What this gave me was structure and stability. In my life, my friends and family couldn’t always be there. They had work, they had to study and they had their own hobbies. I did everything with my ex. And now that she was gone I couldn’t expect everyone else to drop what they were doing and take her place. That’s where Ryuji, Ann, Morgana and so many others filled in the gaps. Sure, real-life relationships are important. But people can’t always be there when you need them to be. And when my friends and family were busy, I knew I had a whole bunch of friends ready to hang out with in Tokyo. The emptiness inside me, that missing piece, it started to go away.
But why Persona 5? Well Infamous and Destiny might have made me feel like a bad ass. The Witness might have made me feel intelligent. Jak 3 and Destroy all Humans 2 might have made me feel a nostalgic sense of happiness. Maybe some of those games might help you. But I wanted something that wouldn’t end. I didn’t want to play a 10-20 hour game. Sure that provides a couple of days of distraction, but then I’m back to square one. I wanted a game that would go on and on. I wanted a world to get lost in. And within that world, have characters, have people, which I could invest in. Just like I invested in my ex.
Despite taking me around 120 hours to beat, I still found that I never had enough time to balance everything in Person 5. I had to make real-life decisions that affected my grades, skills, and relationships.
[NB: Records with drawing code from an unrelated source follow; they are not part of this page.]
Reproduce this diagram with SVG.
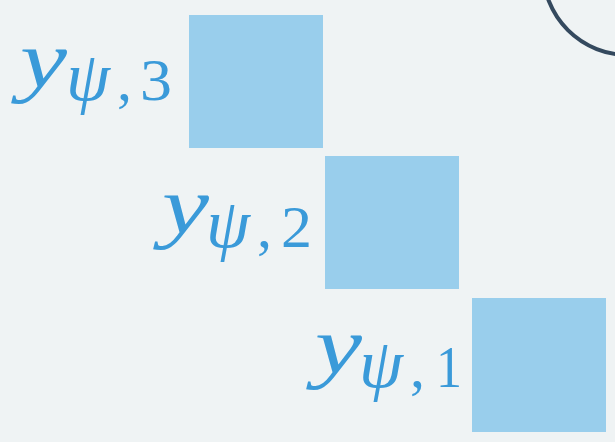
<svg xmlns="http://www.w3.org/2000/svg" width="615" height="442" viewBox="0 0 615 442">
<style>
.bg{fill:#eff3f4}
.sq{fill:#99ceec}
.lbl{fill:#3a9ad9;font-family:"Liberation Serif","DejaVu Serif",serif}
.m{font-style:italic;font-size:80px}
.p{font-style:italic;font-size:70px}
.s{font-size:60px}
.circ{fill:none;stroke:#34495e;stroke-width:4}
</style>
<rect class="bg" x="0" y="0" width="615" height="442"/>
<g id="circle"><circle class="circ" cx="628" cy="-30" r="85"/></g>
<g id="node3">
<rect class="sq" x="189" y="15" width="134" height="133"/>
<text class="lbl m" x="20" y="87" textLength="47" lengthAdjust="spacingAndGlyphs">y</text>
<text class="lbl p" x="66" y="100" textLength="44" lengthAdjust="spacingAndGlyphs">ψ</text>
<text class="lbl s" x="117" y="100">,</text>
<text class="lbl s" x="140" y="100" textLength="32" lengthAdjust="spacingAndGlyphs">3</text>
</g>
<g id="node2">
<rect class="sq" x="325" y="156" width="134" height="133"/>
<text class="lbl m" x="162" y="233" textLength="47" lengthAdjust="spacingAndGlyphs">y</text>
<text class="lbl p" x="206" y="247" textLength="44" lengthAdjust="spacingAndGlyphs">ψ</text>
<text class="lbl s" x="257" y="247">,</text>
<text class="lbl s" x="281" y="247" textLength="31" lengthAdjust="spacingAndGlyphs">2</text>
</g>
<g id="node1">
<rect class="sq" x="472" y="298" width="134" height="134"/>
<text class="lbl m" x="315" y="373" textLength="47" lengthAdjust="spacingAndGlyphs">y</text>
<text class="lbl p" x="359" y="387" textLength="44" lengthAdjust="spacingAndGlyphs">ψ</text>
<text class="lbl s" x="410" y="387">,</text>
<text class="lbl s" x="436" y="387" textLength="26" lengthAdjust="spacingAndGlyphs">1</text>
</g>
<g id="connectors"/>
</svg>
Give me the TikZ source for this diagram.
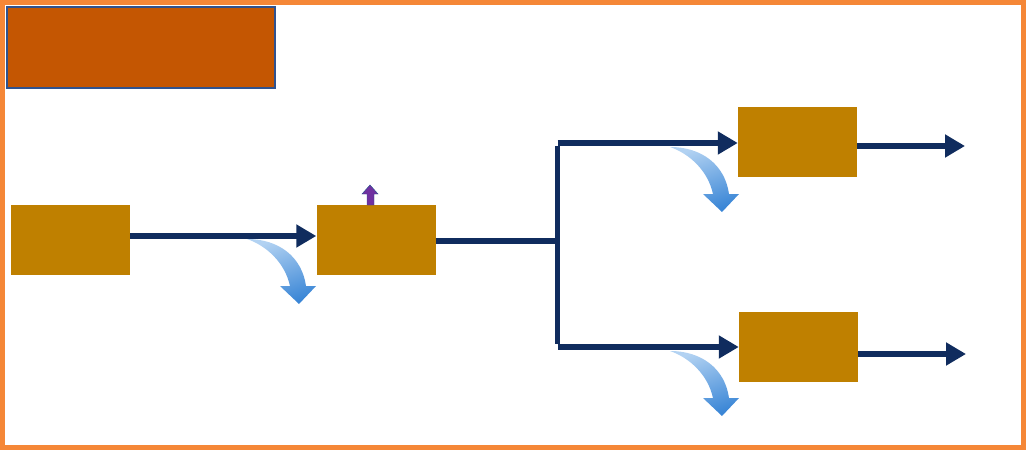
\documentclass[tikz,border=0pt]{standalone}
\usepackage{tikz}
\usetikzlibrary{arrows.meta,positioning,calc}
\usepackage{xcolor}

\definecolor{frameorange}{RGB}{245,135,55}
\definecolor{titlefill}{RGB}{196,86,2}
\definecolor{titleline}{RGB}{47,82,143}
\definecolor{goldbox}{RGB}{191,128,0}
\definecolor{navy}{RGB}{16,44,94}
\definecolor{leaklight}{RGB}{178,210,242}
\definecolor{leakdark}{RGB}{58,134,214}
\definecolor{upviolet}{RGB}{112,48,160}

\tikzset{
    stagebox/.style={fill=goldbox, minimum width=3.57cm, minimum height=2.1cm, inner sep=0pt},
    flow/.style={navy, line width=0.155cm},
    flowarrow/.style={flow, -{Triangle[length=0.6cm,width=0.66cm]}},
    leak/.pic={
        \shade[top color=leaklight, bottom color=leakdark, shading angle=20]
        (0,0) .. controls (32,0) and (55,18) .. (59,47)
        -- (69,47) -- (52,65) -- (33,47) -- (43,47)
        .. controls (38,24) and (20,7) .. (0,0) -- cycle;
    }
}

\begin{document}
\begin{tikzpicture}[x=0.03cm, y=-0.03cm]
    \useasboundingbox (0,0) rectangle (1026,450);

    % Bingkai luar
    \draw[frameorange, line width=0.15cm] (2.5,2.5) rectangle (1023.5,447.5);

    % Kotak judul
    \node[fill=titlefill, draw=titleline, line width=0.06cm, minimum width=8.04cm,
          minimum height=2.43cm, inner sep=0pt] (title) at (141,47.5) {};

    % Kotak tahap
    \node[stagebox] (boxA) at (70.5,240) {};
    \node[stagebox] (boxB) at (376,240) {};
    \node[stagebox] (boxC) at (797.5,142) {};
    \node[stagebox] (boxD) at (798.5,347) {};

    % Titik bantu
    \coordinate (lineAB) at (0,236);
    \coordinate (split) at (557.5,241);
    \coordinate (splitTop) at (557.5,143);
    \coordinate (splitBot) at (557.5,347);
    \coordinate (outC) at (965,146);
    \coordinate (outD) at (966,354);

    % Panah alur utama
    \draw[flowarrow] (boxA.east |- lineAB) -- (boxB.west |- lineAB);
    \draw[flow] (boxB.east |- split) -- (split);
    \draw[flow] ([yshift=-0.077cm]splitTop) -- ([yshift=0.077cm]splitBot);
    \draw[flowarrow] (splitTop) -- (boxC.west |- splitTop);
    \draw[flowarrow] (splitBot) -- (boxD.west);
    \draw[flowarrow] (boxC.east |- outC) -- (outC);
    \draw[flowarrow] (boxD.east |- outD) -- (outD);

    % Panah lengkung (kehilangan)
    \pic at (247,239) {leak};
    \pic at (670,147) {leak};
    \pic at (670,351) {leak};

    % Panah kecil ke atas
    \filldraw[fill=upviolet, draw=titleline, line width=0.4pt]
    (367,205) -- (367,194) -- (362,194) -- (370,185) -- (378,194)
    -- (374,194) -- (374,205) -- cycle;
\end{tikzpicture}
\end{document}
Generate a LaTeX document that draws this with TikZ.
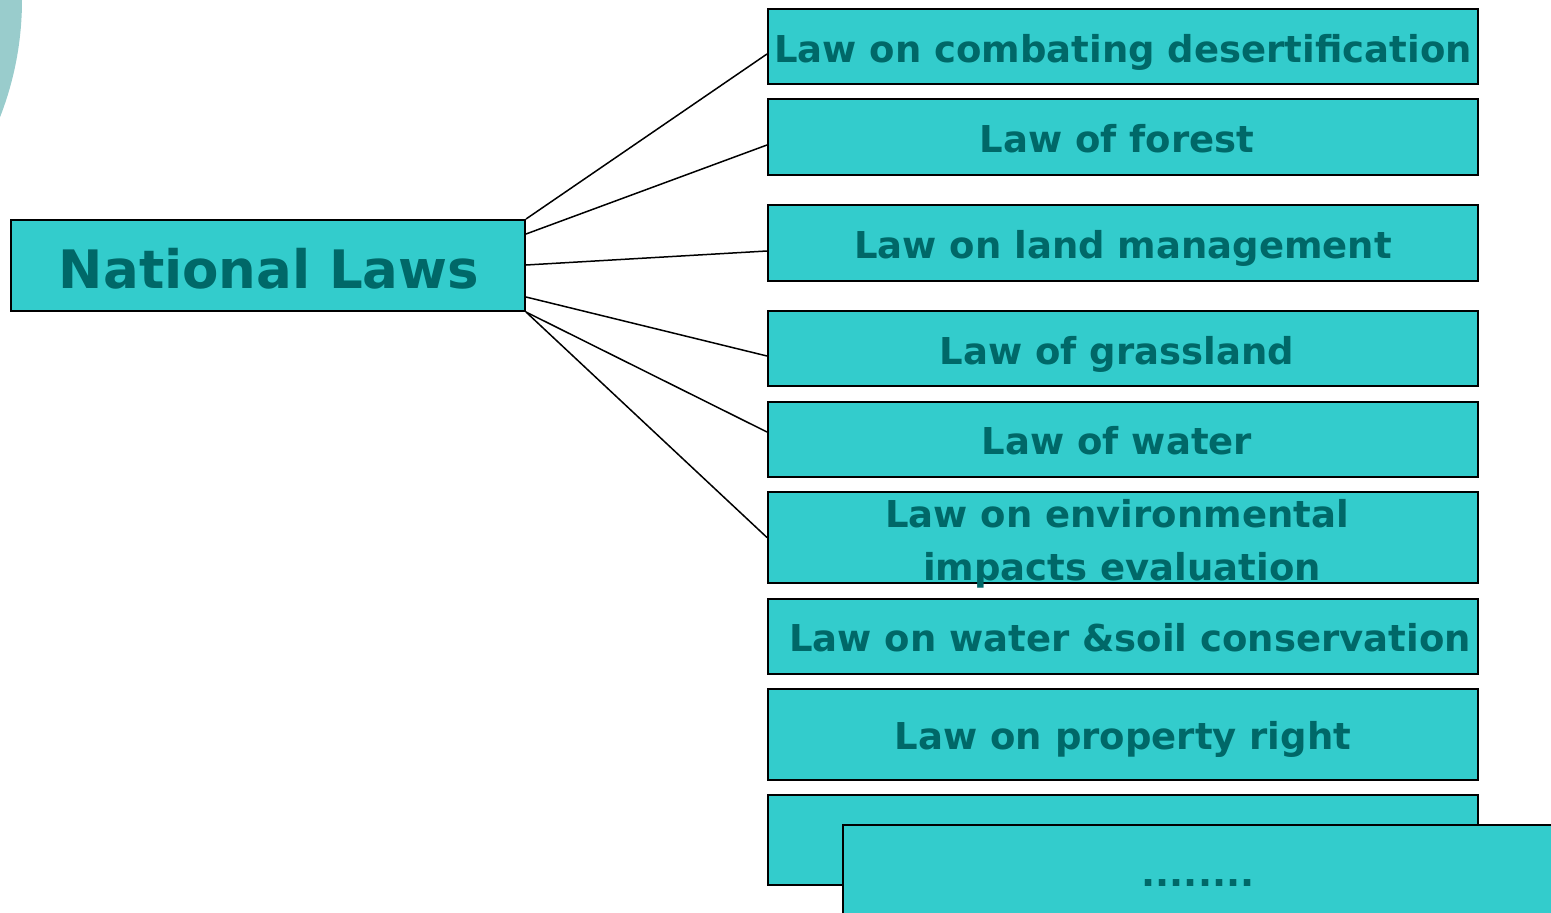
\documentclass[tikz,border=0pt]{standalone}
\usepackage{fontspec}
\setmainfont{DejaVu Sans}
\definecolor{boxfill}{RGB}{51,204,204}
\definecolor{boxtext}{RGB}{0,104,104}
\definecolor{circfill}{RGB}{153,204,204}
\begin{document}
\begin{tikzpicture}[x=1pt,y=-1pt,
  lawbox/.style={draw=black,line width=2pt,fill=boxfill,minimum width=710pt,inner sep=0pt,anchor=center},
  lawtext/.style={text=boxtext,font=\fontsize{37}{53}\selectfont\bfseries,inner sep=0pt,align=center,anchor=base},
  link/.style={draw=black,line width=1.5pt}]
\useasboundingbox (0,0) rectangle (1551,913);
\fill[circfill] (-300,0) circle (322);
\node[lawbox,minimum width=514pt,minimum height=91pt] (nl) at (268,265.5) {};
\node[lawtext,font=\fontsize{53}{60}\selectfont\bfseries] (nlt) at (269,288) {National Laws};
\node[lawbox,minimum height=75pt] (b1) at (1123,46.5) {};
\node[lawbox,minimum height=76pt] (b2) at (1123,137) {};
\node[lawbox,minimum height=76pt] (b3) at (1123,243) {};
\node[lawbox,minimum height=75pt] (b4) at (1123,348.5) {};
\node[lawbox,minimum height=75pt] (b5) at (1123,439.5) {};
\node[lawbox,minimum height=91pt] (b6) at (1123,537.5) {};
\node[lawbox,minimum height=75pt] (b7) at (1123,636.5) {};
\node[lawbox,minimum height=91pt] (b8) at (1123,734.5) {};
\node[lawbox,minimum height=90pt] (b9) at (1123,840) {};
\node[lawbox,minimum height=90pt,minimum width=720pt] (b10) at (1203,870) {};
\node[lawtext] (t1) at (1123,62) {Law on combating desertification};
\node[lawtext] (t2) at (1117,152) {Law of forest};
\node[lawtext] (t3) at (1123,258) {Law on land management};
\node[lawtext] (t4) at (1117,364) {Law of grassland};
\node[lawtext] (t5) at (1117,454) {Law of water};
\node[lawtext] (t6a) at (1117,527) {Law on environmental};
\node[lawtext] (t6b) at (1122,580) {impacts evaluation};
\node[lawtext] (t7) at (1130,651) {Law on water \&soil conservation};
\node[lawtext] (t8) at (1123,749) {Law on property right};
\node[lawtext] (t10) at (1198,886) {........};
\draw[link] (nl.north east) -- ([yshift=-7.5pt]b1.west);
\draw[link] ([yshift=-15pt]nl.north east) -- ([yshift=-8pt]b2.west);
\draw[link] ([yshift=0.5pt]nl.east) -- ([yshift=-8pt]b3.west);
\draw[link] ([yshift=15pt]nl.south east) -- ([yshift=-7.5pt]b4.west);
\draw[link] (nl.south east) -- ([yshift=7.5pt]b5.west);
\draw[link] (nl.south east) -- (b6.west);
\end{tikzpicture}
\end{document}
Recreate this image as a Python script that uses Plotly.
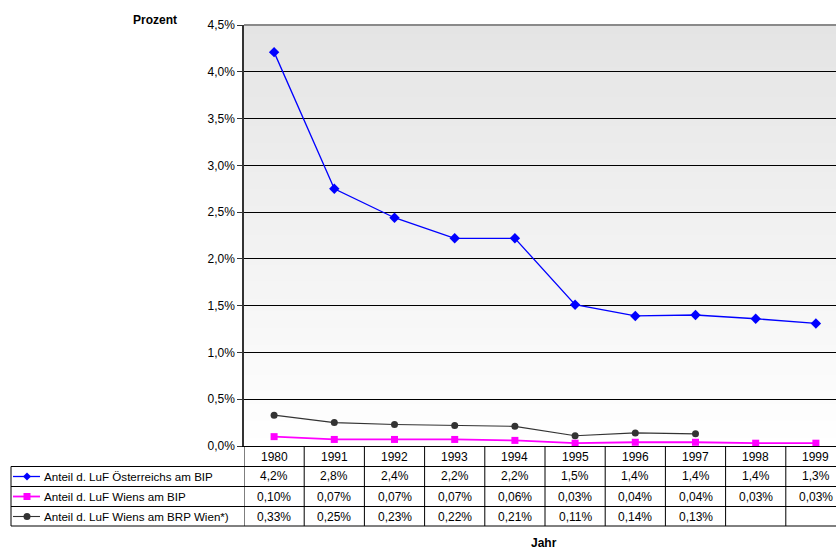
from decimal import Decimal, ROUND_HALF_UP
import plotly.graph_objects as go

# Data (percent of GDP)
years = ["1980", "1991", "1992", "1993", "1994", "1995", "1996", "1997", "1998", "1999"]
at_bip = [4.21, 2.75, 2.44, 2.22, 2.22, 1.51, 1.39, 1.40, 1.36, 1.31]
wien_bip = [0.10, 0.07, 0.07, 0.07, 0.06, 0.03, 0.04, 0.04, 0.03, 0.03]
wien_brp = [0.33, 0.25, 0.23, 0.22, 0.21, 0.11, 0.14, 0.13, None, None]

series_names = [
    "Anteil d. LuF Österreichs am BIP",
    "Anteil d. LuF Wiens am BIP",
    "Anteil d. LuF Wiens am BRP Wien*)",
]
series_colors = ["#0000ff", "#ff00ff", "#333333"]
series_symbols = ["diamond", "square", "circle"]
series_widths = [1.3, 1.8, 1.1]
series_decimals = [1, 2, 2]

# Figure geometry (pixels)
W, H = 836, 550
L, T, B = 244, 25, 104
plot_w = W - L
plot_h = H - T - B
col_w = 60.2
x_hi = -0.5 + plot_w / col_w
FONT = "Liberation Sans, Arial, sans-serif"


def xp(px):
    return (px - L) / plot_w


def yp(py):
    return (T + plot_h - py) / plot_h


def fmt(v, nd):
    if v is None:
        return ""
    q = Decimal(str(v)).quantize(Decimal(1).scaleb(-nd), rounding=ROUND_HALF_UP)
    return f"{q}".replace(".", ",") + "%"


fig = go.Figure()
all_series = [at_bip, wien_bip, wien_brp]
for vals, name, col, sym, lw in zip(all_series, series_names, series_colors,
                                    series_symbols, series_widths):
    fig.add_trace(go.Scatter(
        x=years, y=vals, name=name, mode="lines+markers",
        line=dict(color=col, width=lw),
        marker=dict(symbol=sym, size=8 if sym == "diamond" else 7, color=col,
                    line=dict(color=col, width=0)),
        connectgaps=False, cliponaxis=False, showlegend=False,
    ))

shapes = []
annotations = []

# Plot area background: grey at the top fading to white at the bottom
n_bands = 100
for i in range(n_bands):
    f = i / (n_bands - 1)
    c = round(255 - 27 * f)
    shapes.append(dict(type="rect", xref="paper", yref="paper",
                       x0=0, x1=1, y0=i / n_bands, y1=(i + 1) / n_bands + 0.002,
                       fillcolor=f"rgb({c},{c},{c})", line=dict(width=0), layer="below"))

# Top frame of the plot area
shapes.append(dict(type="line", xref="paper", yref="paper", x0=0, x1=1, y0=1, y1=1,
                   line=dict(color="#8a8a8a", width=2)))

# Data table beneath the chart
row_lines = [446, 466.5, 486.5, 506.5, 526]
row_centers = [456.5, 476.5, 496.5, 516.5]
for py in row_lines[1:]:
    shapes.append(dict(type="line", xref="x", yref="paper", x0=-0.5, x1=len(years) - 0.5,
                       y0=yp(py), y1=yp(py), line=dict(color="#000", width=1)))
    shapes.append(dict(type="line", xref="paper", yref="paper", x0=xp(11), x1=0,
                       y0=yp(py), y1=yp(py), line=dict(color="#000", width=1)))
shapes.append(dict(type="line", xref="paper", yref="paper", x0=xp(11), x1=xp(11),
                   y0=yp(row_lines[1]), y1=yp(row_lines[-1]), line=dict(color="#000", width=1)))
for k in range(len(years) + 1):
    shapes.append(dict(type="line", xref="x", yref="paper", x0=k - 0.5, x1=k - 0.5,
                       y0=yp(row_lines[0]), y1=yp(row_lines[-1]), line=dict(color="#000", width=1)))

for i, yr in enumerate(years):
    annotations.append(dict(x=i, y=yp(row_centers[0]), xref="x", yref="paper", text=yr,
                            showarrow=False, xanchor="center", yanchor="middle"))

for r, (vals, name, col, sym, nd, lw) in enumerate(zip(all_series, series_names, series_colors,
                                                      series_symbols, series_decimals,
                                                      series_widths)):
    cy = yp(row_centers[r + 1])
    for i, v in enumerate(vals):
        annotations.append(dict(x=i, y=cy, xref="x", yref="paper", text=fmt(v, nd),
                                showarrow=False, xanchor="center", yanchor="middle"))
    # legend key: line with marker
    shapes.append(dict(type="line", xref="paper", yref="paper", x0=xp(13), x1=xp(40),
                       y0=cy, y1=cy, line=dict(color=col, width=lw)))
    key = dict(xref="paper", yref="paper", xsizemode="pixel", ysizemode="pixel",
               xanchor=xp(27), yanchor=cy, fillcolor=col, line=dict(width=0))
    if sym == "diamond":
        key.update(type="path", path="M -4 0 L 0 4 L 4 0 L 0 -4 Z")
    elif sym == "square":
        key.update(type="rect", x0=-3.5, x1=3.5, y0=-3.5, y1=3.5)
    else:
        key.update(type="circle", x0=-3.5, x1=3.5, y0=-3.5, y1=3.5)
    shapes.append(key)
    annotations.append(dict(x=xp(42), y=cy, xref="paper", yref="paper", text=name,
                            font=dict(size=11.6),
                            showarrow=False, xanchor="left", yanchor="middle"))

# Axis titles
annotations.append(dict(x=xp(179), y=yp(20), xref="paper", yref="paper", text="<b>Prozent</b>",
                        showarrow=False, xanchor="right", yanchor="middle"))
annotations.append(dict(x=xp(544), y=yp(543), xref="paper", yref="paper", text="<b>Jahr</b>",
                        showarrow=False, xanchor="center", yanchor="middle"))

fig.update_layout(
    width=W, height=H,
    margin=dict(l=L, r=0, t=T, b=B, pad=0),
    paper_bgcolor="white", plot_bgcolor="white",
    separators=",.",
    font=dict(family=FONT, size=12, color="#000"),
    shapes=shapes, annotations=annotations,
    xaxis=dict(type="category", range=[-0.5, x_hi], showticklabels=False, ticks="",
               showgrid=False, zeroline=False, showline=True, linecolor="#000", linewidth=1,
               fixedrange=True),
    yaxis=dict(range=[0, 4.5], dtick=0.5, tick0=0, tickformat=".1f", ticksuffix="%",
               showgrid=True, gridcolor="#000", gridwidth=1, zeroline=False,
               showline=True, linecolor="#333", linewidth=1.5, ticks="outside", ticklen=5,
               tickcolor="#333", tickfont=dict(size=12), fixedrange=True),
    showlegend=False,
)

fig.write_html("out.html")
The people I met along the way; Ryuji, Ann, Makoto. These characters became real to me. They became people I actually cared about. I considered at one point going back for a second playthrough. But that felt like cheating. Just like life, this was my story. And I had to accept the decisions I’d made. One night after laughing at Futaba’s jokes and planning what I’d focus on the next day to get my stats up, I realized. I’d forgotten about my break up for the first time in weeks.
It took me 3 months to beat Persona 5. Which for me, is a long time to dedicate to just one game. But it is probably one of the most memorable and life-changing experiences I’ve ever had. At the end of the game, all my friends in Tokyo set off on a road trip. Celebrating their friendship and everything they had achieved in the last year. And I sat back. With a smile. And thought about how I’d re-discovered my passion for gaming.